>>>

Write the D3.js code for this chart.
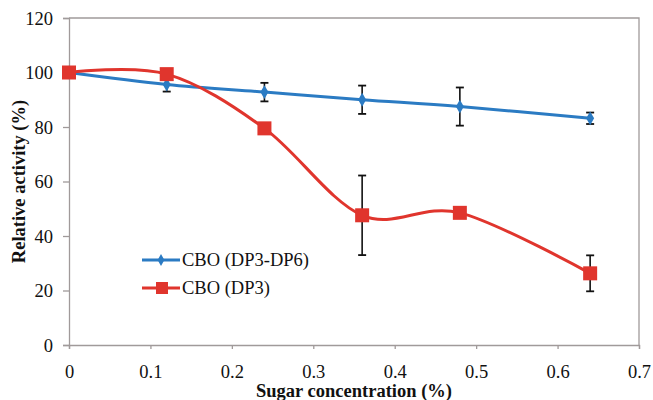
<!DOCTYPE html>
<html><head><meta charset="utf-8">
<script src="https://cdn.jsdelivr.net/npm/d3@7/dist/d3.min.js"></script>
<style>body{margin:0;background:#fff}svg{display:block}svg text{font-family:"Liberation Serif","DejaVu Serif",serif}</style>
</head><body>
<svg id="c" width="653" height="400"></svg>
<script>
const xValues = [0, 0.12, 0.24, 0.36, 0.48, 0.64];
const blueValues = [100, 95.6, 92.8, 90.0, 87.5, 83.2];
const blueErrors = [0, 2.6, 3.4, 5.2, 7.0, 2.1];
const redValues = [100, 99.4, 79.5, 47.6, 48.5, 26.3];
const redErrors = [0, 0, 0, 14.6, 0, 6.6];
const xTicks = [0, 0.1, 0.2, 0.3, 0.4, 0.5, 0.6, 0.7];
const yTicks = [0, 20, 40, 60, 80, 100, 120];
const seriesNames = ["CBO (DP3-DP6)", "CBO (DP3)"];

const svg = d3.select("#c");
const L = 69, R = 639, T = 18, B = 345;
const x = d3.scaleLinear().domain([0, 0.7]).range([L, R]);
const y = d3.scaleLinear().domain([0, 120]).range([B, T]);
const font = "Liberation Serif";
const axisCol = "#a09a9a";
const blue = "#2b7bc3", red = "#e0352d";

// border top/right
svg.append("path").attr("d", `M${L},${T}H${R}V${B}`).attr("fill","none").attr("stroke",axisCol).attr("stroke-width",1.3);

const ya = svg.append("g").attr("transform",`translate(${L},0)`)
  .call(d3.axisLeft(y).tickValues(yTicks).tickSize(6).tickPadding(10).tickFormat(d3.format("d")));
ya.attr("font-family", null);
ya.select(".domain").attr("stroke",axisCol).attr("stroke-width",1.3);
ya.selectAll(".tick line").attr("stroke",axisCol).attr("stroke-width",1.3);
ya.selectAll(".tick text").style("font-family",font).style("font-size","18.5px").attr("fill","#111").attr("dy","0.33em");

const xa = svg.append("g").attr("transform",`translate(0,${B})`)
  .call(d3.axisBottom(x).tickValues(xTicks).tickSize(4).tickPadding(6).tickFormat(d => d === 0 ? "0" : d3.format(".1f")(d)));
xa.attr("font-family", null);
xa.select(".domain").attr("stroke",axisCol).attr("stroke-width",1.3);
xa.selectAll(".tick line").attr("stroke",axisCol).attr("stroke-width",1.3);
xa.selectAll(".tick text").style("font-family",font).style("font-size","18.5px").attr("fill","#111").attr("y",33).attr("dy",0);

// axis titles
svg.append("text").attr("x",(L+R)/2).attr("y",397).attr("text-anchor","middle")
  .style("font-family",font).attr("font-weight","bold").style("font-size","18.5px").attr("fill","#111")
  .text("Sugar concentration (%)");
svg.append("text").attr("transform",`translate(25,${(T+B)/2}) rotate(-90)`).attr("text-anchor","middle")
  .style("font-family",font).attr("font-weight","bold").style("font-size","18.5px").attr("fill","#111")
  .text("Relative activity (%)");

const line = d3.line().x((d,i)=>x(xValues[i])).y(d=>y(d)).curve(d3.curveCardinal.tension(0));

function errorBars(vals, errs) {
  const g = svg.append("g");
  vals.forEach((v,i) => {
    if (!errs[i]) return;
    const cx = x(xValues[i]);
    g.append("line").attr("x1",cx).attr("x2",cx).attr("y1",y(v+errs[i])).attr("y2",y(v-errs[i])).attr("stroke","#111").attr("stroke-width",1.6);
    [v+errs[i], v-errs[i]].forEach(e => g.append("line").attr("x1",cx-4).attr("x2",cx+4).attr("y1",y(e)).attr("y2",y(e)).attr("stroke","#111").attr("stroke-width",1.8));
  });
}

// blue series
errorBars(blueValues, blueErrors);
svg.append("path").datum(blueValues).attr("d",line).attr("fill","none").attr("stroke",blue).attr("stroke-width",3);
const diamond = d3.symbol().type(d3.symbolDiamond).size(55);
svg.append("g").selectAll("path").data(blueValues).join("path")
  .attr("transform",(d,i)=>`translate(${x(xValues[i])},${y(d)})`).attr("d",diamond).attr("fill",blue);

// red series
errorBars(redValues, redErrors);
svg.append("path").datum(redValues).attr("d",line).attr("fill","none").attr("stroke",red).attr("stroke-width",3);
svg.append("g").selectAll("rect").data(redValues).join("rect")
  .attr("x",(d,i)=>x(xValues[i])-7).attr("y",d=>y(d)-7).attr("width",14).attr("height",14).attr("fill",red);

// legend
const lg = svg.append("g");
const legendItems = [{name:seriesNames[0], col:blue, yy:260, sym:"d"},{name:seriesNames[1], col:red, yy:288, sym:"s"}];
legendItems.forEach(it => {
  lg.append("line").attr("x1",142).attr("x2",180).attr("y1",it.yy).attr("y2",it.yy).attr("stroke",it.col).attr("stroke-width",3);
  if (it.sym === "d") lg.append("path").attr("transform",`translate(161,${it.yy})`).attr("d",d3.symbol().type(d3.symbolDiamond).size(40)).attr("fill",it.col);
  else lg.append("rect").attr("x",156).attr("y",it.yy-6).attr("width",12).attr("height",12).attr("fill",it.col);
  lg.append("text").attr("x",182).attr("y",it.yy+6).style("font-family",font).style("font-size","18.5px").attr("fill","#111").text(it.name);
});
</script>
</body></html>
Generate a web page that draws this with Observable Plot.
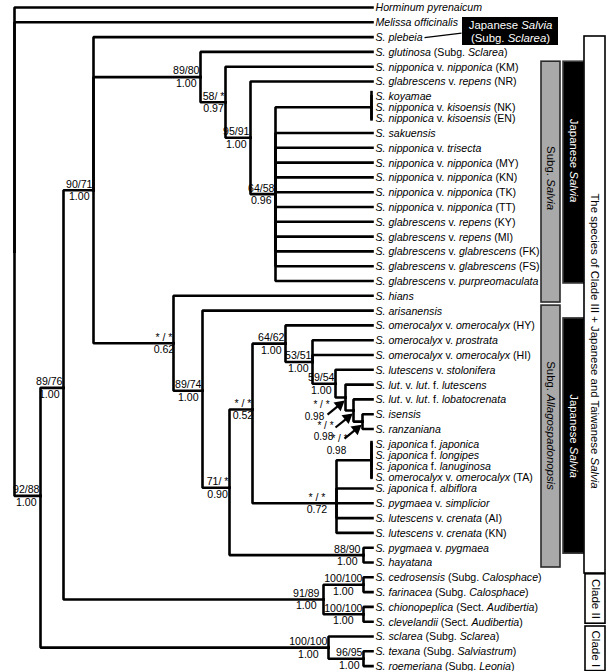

<<<

- [THE EXERCISE]
Each entry above should be reproduced exactly, with the pictures removed.

- [FULL ANSWER]
Write the D3.js code for this chart.
<!DOCTYPE html>
<html><head><meta charset="utf-8">
<script src="https://cdn.jsdelivr.net/npm/d3@7/dist/d3.min.js"></script>
<style>body{margin:0;background:#fff}svg{display:block}svg text{font-family:"Liberation Serif","DejaVu Serif",serif}</style>
</head><body>
<svg id="c" width="653" height="400"></svg>
<script>
const xValues = [0, 0.12, 0.24, 0.36, 0.48, 0.64];
const blueValues = [100, 95.6, 92.8, 90.0, 87.5, 83.2];
const blueErrors = [0, 2.6, 3.4, 5.2, 7.0, 2.1];
const redValues = [100, 99.4, 79.5, 47.6, 48.5, 26.3];
const redErrors = [0, 0, 0, 14.6, 0, 6.6];
const xTicks = [0, 0.1, 0.2, 0.3, 0.4, 0.5, 0.6, 0.7];
const yTicks = [0, 20, 40, 60, 80, 100, 120];
const seriesNames = ["CBO (DP3-DP6)", "CBO (DP3)"];

const svg = d3.select("#c");
const L = 69, R = 639, T = 18, B = 345;
const x = d3.scaleLinear().domain([0, 0.7]).range([L, R]);
const y = d3.scaleLinear().domain([0, 120]).range([B, T]);
const font = "Liberation Serif";
const axisCol = "#a09a9a";
const blue = "#2b7bc3", red = "#e0352d";

// border top/right
svg.append("path").attr("d", `M${L},${T}H${R}V${B}`).attr("fill","none").attr("stroke",axisCol).attr("stroke-width",1.3);

const ya = svg.append("g").attr("transform",`translate(${L},0)`)
  .call(d3.axisLeft(y).tickValues(yTicks).tickSize(6).tickPadding(10).tickFormat(d3.format("d")));
ya.attr("font-family", null);
ya.select(".domain").attr("stroke",axisCol).attr("stroke-width",1.3);
ya.selectAll(".tick line").attr("stroke",axisCol).attr("stroke-width",1.3);
ya.selectAll(".tick text").style("font-family",font).style("font-size","18.5px").attr("fill","#111").attr("dy","0.33em");

const xa = svg.append("g").attr("transform",`translate(0,${B})`)
  .call(d3.axisBottom(x).tickValues(xTicks).tickSize(4).tickPadding(6).tickFormat(d => d === 0 ? "0" : d3.format(".1f")(d)));
xa.attr("font-family", null);
xa.select(".domain").attr("stroke",axisCol).attr("stroke-width",1.3);
xa.selectAll(".tick line").attr("stroke",axisCol).attr("stroke-width",1.3);
xa.selectAll(".tick text").style("font-family",font).style("font-size","18.5px").attr("fill","#111").attr("y",33).attr("dy",0);

// axis titles
svg.append("text").attr("x",(L+R)/2).attr("y",397).attr("text-anchor","middle")
  .style("font-family",font).attr("font-weight","bold").style("font-size","18.5px").attr("fill","#111")
  .text("Sugar concentration (%)");
svg.append("text").attr("transform",`translate(25,${(T+B)/2}) rotate(-90)`).attr("text-anchor","middle")
  .style("font-family",font).attr("font-weight","bold").style("font-size","18.5px").attr("fill","#111")
  .text("Relative activity (%)");

const line = d3.line().x((d,i)=>x(xValues[i])).y(d=>y(d)).curve(d3.curveCardinal.tension(0));

function errorBars(vals, errs) {
  const g = svg.append("g");
  vals.forEach((v,i) => {
    if (!errs[i]) return;
    const cx = x(xValues[i]);
    g.append("line").attr("x1",cx).attr("x2",cx).attr("y1",y(v+errs[i])).attr("y2",y(v-errs[i])).attr("stroke","#111").attr("stroke-width",1.6);
    [v+errs[i], v-errs[i]].forEach(e => g.append("line").attr("x1",cx-4).attr("x2",cx+4).attr("y1",y(e)).attr("y2",y(e)).attr("stroke","#111").attr("stroke-width",1.8));
  });
}

// blue series
errorBars(blueValues, blueErrors);
svg.append("path").datum(blueValues).attr("d",line).attr("fill","none").attr("stroke",blue).attr("stroke-width",3);
const diamond = d3.symbol().type(d3.symbolDiamond).size(55);
svg.append("g").selectAll("path").data(blueValues).join("path")
  .attr("transform",(d,i)=>`translate(${x(xValues[i])},${y(d)})`).attr("d",diamond).attr("fill",blue);

// red series
errorBars(redValues, redErrors);
svg.append("path").datum(redValues).attr("d",line).attr("fill","none").attr("stroke",red).attr("stroke-width",3);
svg.append("g").selectAll("rect").data(redValues).join("rect")
  .attr("x",(d,i)=>x(xValues[i])-7).attr("y",d=>y(d)-7).attr("width",14).attr("height",14).attr("fill",red);

// legend
const lg = svg.append("g");
const legendItems = [{name:seriesNames[0], col:blue, yy:260, sym:"d"},{name:seriesNames[1], col:red, yy:288, sym:"s"}];
legendItems.forEach(it => {
  lg.append("line").attr("x1",142).attr("x2",180).attr("y1",it.yy).attr("y2",it.yy).attr("stroke",it.col).attr("stroke-width",3);
  if (it.sym === "d") lg.append("path").attr("transform",`translate(161,${it.yy})`).attr("d",d3.symbol().type(d3.symbolDiamond).size(40)).attr("fill",it.col);
  else lg.append("rect").attr("x",156).attr("y",it.yy-6).attr("width",12).attr("height",12).attr("fill",it.col);
  lg.append("text").attr("x",182).attr("y",it.yy+6).style("font-family",font).style("font-size","18.5px").attr("fill","#111").text(it.name);
});
</script>
</body></html>
Generate a web page that draws this with Observable Plot.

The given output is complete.